Mexico
Analysis

What's at risk with Mexico's attempt to limit injunctions?

Bnamericas
What's at risk with Mexico's attempt to limit injunctions?

Morena, the party of Mexico’s President Andrés Manuel López Obrador, looks likely to succeed in approving a bill to weaken the law on amparos, or injunctions, used by NGOs and private companies to slow down projects and get protection from regulatory changes.

Judges can grant an amparo, a mechanism used to protect individuals from unlawful arrest, to halt a public work, block a decree or even a law. 

Weakening the amparo law would have two direct consequences, Rogelio Rodríguez Garduño, a law professor at Universidad Autónoma de México (UNAM), told BNamericas. 

First, judges won’t be able to halt public projects and, second, they would lose the power to grant suspensions “when it comes to general norms, suspensions that have the effect of nullifying the entire norm, not only indicating who gets protected but also ordering that the norm is not valid under the national scope,” he said. 

Last Wednesday, the amparo reform was approved by the senate’s justice and legislative committees with 19 votes in favor and 13 against.
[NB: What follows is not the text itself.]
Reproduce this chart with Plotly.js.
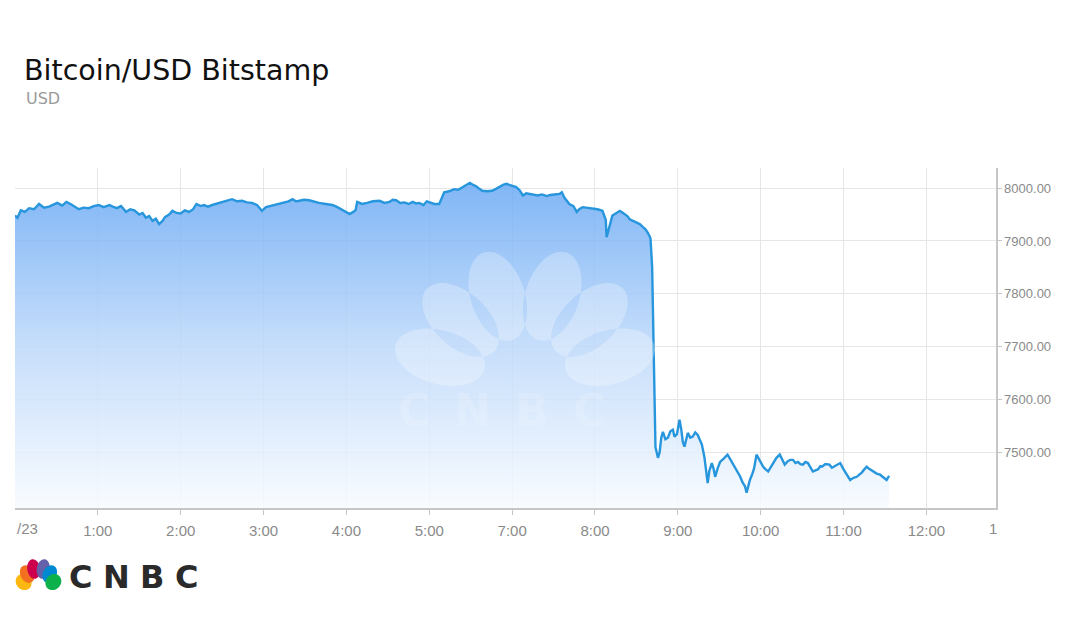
<!DOCTYPE html>
<html>
<head>
<meta charset="utf-8">
<script src="https://cdn.plot.ly/plotly-3.0.1.min.js"></script>
<style>html,body{margin:0;padding:0;background:#fff;}#chart{width:1080px;height:637px;}</style>
</head>
<body>
<div id="chart"></div>
<script>
// ---- data (x = hour slot on the chart's evenly spaced time axis) ----
const times = [
  0.00,0.03,0.07,0.12,0.17,0.23,0.29,0.35,0.41,0.46,
  0.51,0.57,0.62,0.67,0.71,0.77,0.83,0.89,0.95,1.01,
  1.07,1.14,1.18,1.23,1.28,1.34,1.39,1.44,1.50,1.54,
  1.58,1.62,1.66,1.70,1.74,1.78,1.81,1.86,1.90,1.95,
  2.00,2.05,2.10,2.15,2.19,2.24,2.28,2.33,2.38,2.44,
  2.49,2.55,2.62,2.68,2.74,2.80,2.86,2.92,2.98,3.03,
  3.08,3.13,3.19,3.25,3.30,3.35,3.39,3.43,3.49,3.55,
  3.61,3.67,3.75,3.83,3.88,3.94,3.99,4.04,4.08,4.11,
  4.13,4.19,4.25,4.32,4.40,4.46,4.52,4.56,4.60,4.65,
  4.70,4.75,4.80,4.84,4.88,4.93,4.97,5.02,5.06,5.12,
  5.15,5.18,5.24,5.30,5.35,5.40,5.45,5.49,5.53,5.57,
  5.60,5.64,5.70,5.76,5.81,5.85,5.89,5.93,5.99,6.05,
  6.09,6.13,6.17,6.21,6.26,6.31,6.36,6.42,6.46,6.51,
  6.57,6.60,6.63,6.69,6.74,6.78,6.81,6.85,6.91,6.97,
  7.03,7.09,7.11,7.13,7.14,7.16,7.18,7.21,7.25,7.30,
  7.33,7.36,7.39,7.42,7.46,7.50,7.54,7.58,7.61,7.64,
  7.67,7.69,7.70,7.72,7.73,7.76,7.78,7.80,7.82,7.85,
  7.88,7.91,7.94,7.96,7.99,8.02,8.04,8.06,8.08,8.12,
  8.15,8.18,8.21,8.24,8.27,8.29,8.32,8.34,8.36,8.38,
  8.41,8.43,8.45,8.48,8.51,8.55,8.60,8.63,8.66,8.69,
  8.71,8.75,8.78,8.81,8.83,8.85,8.87,8.90,8.92,8.95,
  8.99,9.03,9.06,9.09,9.12,9.15,9.19,9.23,9.26,9.29,
  9.33,9.36,9.39,9.42,9.45,9.48,9.51,9.54,9.57,9.60,
  9.63,9.66,9.69,9.72,9.74,9.78,9.83,9.86,9.89,9.93,
  9.96,10.00,10.04,10.08,10.12,10.16,10.19,10.22,10.25,10.28,
  10.30,10.32,10.35,10.40,10.44,10.49,10.52,10.55
];
const prices = [
  7948,7944,7958,7955,7962,7960,7970,7963,7965,7969,
  7972,7967,7974,7970,7966,7960,7963,7962,7966,7968,
  7964,7968,7965,7962,7966,7955,7960,7958,7950,7953,
  7944,7947,7938,7942,7932,7938,7945,7950,7957,7953,
  7952,7958,7955,7960,7970,7966,7968,7965,7968,7971,
  7972,7975,7979,7975,7976,7973,7972,7968,7957,7964,
  7966,7968,7970,7972,7975,7979,7975,7976,7978,7977,
  7974,7972,7970,7968,7965,7960,7955,7951,7955,7958,
  7974,7970,7972,7975,7976,7972,7974,7978,7977,7972,
  7973,7970,7974,7971,7972,7968,7975,7972,7970,7970,
  7982,7992,7994,7998,7997,8002,8006,8010,8006,8003,
  7999,7995,7994,7995,7999,8003,8006,8008,8005,8002,
  7996,7986,7990,7989,7987,7986,7988,7985,7987,7988,
  7989,7992,7982,7970,7966,7955,7960,7964,7963,7962,
  7960,7957,7950,7940,7907,7918,7930,7948,7952,7957,
  7954,7950,7947,7941,7938,7935,7932,7926,7922,7915,
  7905,7850,7780,7600,7510,7490,7500,7528,7539,7525,
  7528,7540,7543,7530,7535,7562,7545,7520,7511,7537,
  7528,7530,7538,7533,7522,7515,7492,7470,7442,7465,
  7480,7470,7454,7470,7482,7488,7496,7488,7480,7472,
  7467,7455,7444,7436,7424,7438,7448,7460,7470,7496,
  7485,7473,7468,7464,7472,7480,7490,7496,7485,7477,
  7484,7486,7486,7480,7482,7478,7477,7482,7480,7472,
  7464,7466,7468,7474,7473,7478,7477,7471,7474,7478,
  7480,7468,7458,7448,7452,7454,7458,7462,7468,7473,
  7470,7468,7464,7460,7458,7452,7448,7456
];
const tickLabels = ['/23','1:00','2:00','3:00','4:00','5:00','7:00','8:00','9:00','10:00','11:00','12:00','1'];
const tickSlots = [0,1,2,3,4,5,6,7,8,9,10,11,12];
const yTicks = [7500,7600,7700,7800,7900,8000];
const titleText = 'Bitcoin/USD Bitstamp';
const subtitleText = 'USD';
const brandLetters = ['C','N','B','C'];
const peacockColors = ['#fcb711','#f37021','#cc004c','#6460aa','#0089d0','#0db14b'];

// ---- geometry helpers (pixel -> paper) ----
const M = {l:15, r:84, t:168, b:129};
const W = 1080 - M.l - M.r, H = 637 - M.t - M.b;
const PB = 637 - M.b;
const px = x => (x - M.l) / W;
const py = y => (PB - y) / H;

function ellipsePath(cx, cy, ux, uy, vx, vy, a, b) {
  const k = 0.5523;
  const P = (s, t) => { const X = cx + s*ux + t*vx, Y = cy + s*uy + t*vy; return px(X).toFixed(5) + ',' + py(Y).toFixed(5); };
  return 'M' + P(a,0) +
    ' C' + P(a,k*b) + ' ' + P(k*a,b) + ' ' + P(0,b) +
    ' C' + P(-k*a,b) + ' ' + P(-a,k*b) + ' ' + P(-a,0) +
    ' C' + P(-a,-k*b) + ' ' + P(-k*a,-b) + ' ' + P(0,-b) +
    ' C' + P(k*a,-b) + ' ' + P(a,-k*b) + ' ' + P(a,0) + ' Z';
}
const featherAngles = [-75,-47,-18,18,47,75];
function featherPaths(bx, by, sx, sy, bMul) {
  return featherAngles.map(deg => {
    const t = deg * Math.PI / 180;
    const ux = Math.sin(t)*sx, uy = -Math.cos(t)*sy;
    const vx = Math.cos(t)*sx, vy = Math.sin(t)*sy;
    const d = 88;
    return ellipsePath(bx + d*ux, by + d*uy, ux, uy, vx, vy, 46, 27*bMul);
  });
}

const shapes = [];
// faint watermark peacock
shapes.push({type:'path', xref:'paper', yref:'paper', layer:'above',
  path: featherPaths(525, 380, 1, 1, 1).join(' '),
  fillcolor:'rgba(255,255,255,0.28)', line:{width:0}});
// brand peacock logo
featherPaths(38.5, 587, 0.175, 0.215, 1.35).forEach((p, i) => {
  shapes.push({type:'path', xref:'paper', yref:'paper', path:p, fillcolor:peacockColors[i], line:{width:0}});
});

const annotations = [];
// edge tick labels (clipped in the original)
annotations.push({xref:'paper', yref:'paper', x:px(15), y:py(528), xanchor:'left', yanchor:'middle',
  text:tickLabels[0], showarrow:false, font:{family:'Liberation Sans, Arial, sans-serif', size:15, color:'#8a8a8a'}});
annotations.push({xref:'paper', yref:'paper', x:px(992.5), y:py(528), xanchor:'center', yanchor:'middle',
  text:tickLabels[tickLabels.length-1], showarrow:false, font:{family:'Liberation Sans, Arial, sans-serif', size:15, color:'#8a8a8a'}});
// subtitle
annotations.push({xref:'paper', yref:'paper', x:px(24), y:py(98), xanchor:'left', yanchor:'middle',
  text:subtitleText, showarrow:false, font:{family:'DejaVu Sans, sans-serif', size:16, color:'#9a9a9a'}});

function spacedWord(x0, yc, size, gap, color, family) {
  const adv = {C:0.734, N:0.837, B:0.762};
  let x = x0;
  brandLetters.forEach(ch => {
    const w = adv[ch] * size;
    annotations.push({xref:'paper', yref:'paper', x:px(x + w/2), y:py(yc), xanchor:'center', yanchor:'middle',
      text:'<b>' + ch + '</b>', showarrow:false, font:{family:family, size:size, color:color}});
    x += w + gap;
  });
}
spacedWord(69, 577, 32, 10.5, '#2a2a2a', 'DejaVu Sans, sans-serif');
spacedWord(398, 410, 44, 24, 'rgba(255,255,255,0.17)', 'DejaVu Sans, sans-serif');

const trace = {
  x: times, y: prices, type:'scatter', mode:'lines',
  line:{color:'#2796dd', width:2.4},
  fill:'tozeroy',
  fillgradient:{type:'vertical', start:7395, stop:8010,
    colorscale:[[0,'rgba(247,251,255,0.85)'],[0.5,'rgba(188,216,250,0.85)'],[1,'rgba(106,169,244,0.85)']]},
  hoverinfo:'skip'
};

const layout = {
  width:1080, height:637,
  margin:M,
  paper_bgcolor:'#ffffff', plot_bgcolor:'#ffffff',
  showlegend:false,
  title:{text:titleText, xref:'container', yref:'container', x:24/1080, xanchor:'left',
    y:1 - 70/637, yanchor:'middle',
    font:{family:'DejaVu Sans, sans-serif', size:28.5, color:'#111111'}},
  xaxis:{range:[0,11.84], tickvals:tickSlots.slice(1,12), ticktext:tickLabels.slice(1,12),
    showgrid:true, gridcolor:'#e6e6e6', gridwidth:1, zeroline:false,
    showline:true, linecolor:'#c6c6c6', linewidth:1.5,
    ticks:'outside', ticklen:5, tickcolor:'#c6c6c6', ticklabelstandoff:3,
    tickfont:{family:'Liberation Sans, Arial, sans-serif', size:15, color:'#8a8a8a'}, fixedrange:true},
  yaxis:{side:'right', range:[7395,8038], tickvals:yTicks, tickformat:'.2f',
    showgrid:true, gridcolor:'#e6e6e6', gridwidth:1, zeroline:false,
    showline:true, linecolor:'#c6c6c6', linewidth:1.5,
    ticks:'outside', ticklen:4, tickcolor:'#c6c6c6',
    tickfont:{family:'Liberation Sans, Arial, sans-serif', size:13, color:'#8a8a8a'}, fixedrange:true},
  shapes:shapes,
  annotations:annotations
};

Plotly.newPlot('chart', [trace], layout, {displayModeBar:false, staticPlot:true});
</script>
</body>
</html>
The bill can now be brought to the floor and, since it is not a constitutional reform, Morena and its allies have the votes to approve it.

Amparos have caused problems for the López Obrador administration, which had to contend with suspensions of Maya train sections and other megaprojects and even reforms such as the 2021 amendments to the electric power industry law (LIE) that were declared unconstitutional by the supreme court in February. 

With Morena controlling both chambers, approval seems imminent, but the law could be taken to the supreme court, which will have to decide on its constitutionality within 30 days after it passes, Rodríguez said. 

Dilemma

Rodríguez added that the reform would allow district judges to exceed their jurisdiction by suspending federal projects and regulations, in addition to laws approved by the legislative branch.

“We are facing a legal dilemma because one excess seems to introduce another excess,” he said, adding that collegiate courts can review district judges' suspensions and, so far, they have followed good criteria.  

“Mexico has a system of precedents and jurisprudence. So, who calibrates the judges when they exceed the criteria of jurisprudence that the constitution itself establishes? Do we require a reform law? No, we require mature jurisprudence,” Rodríguez said.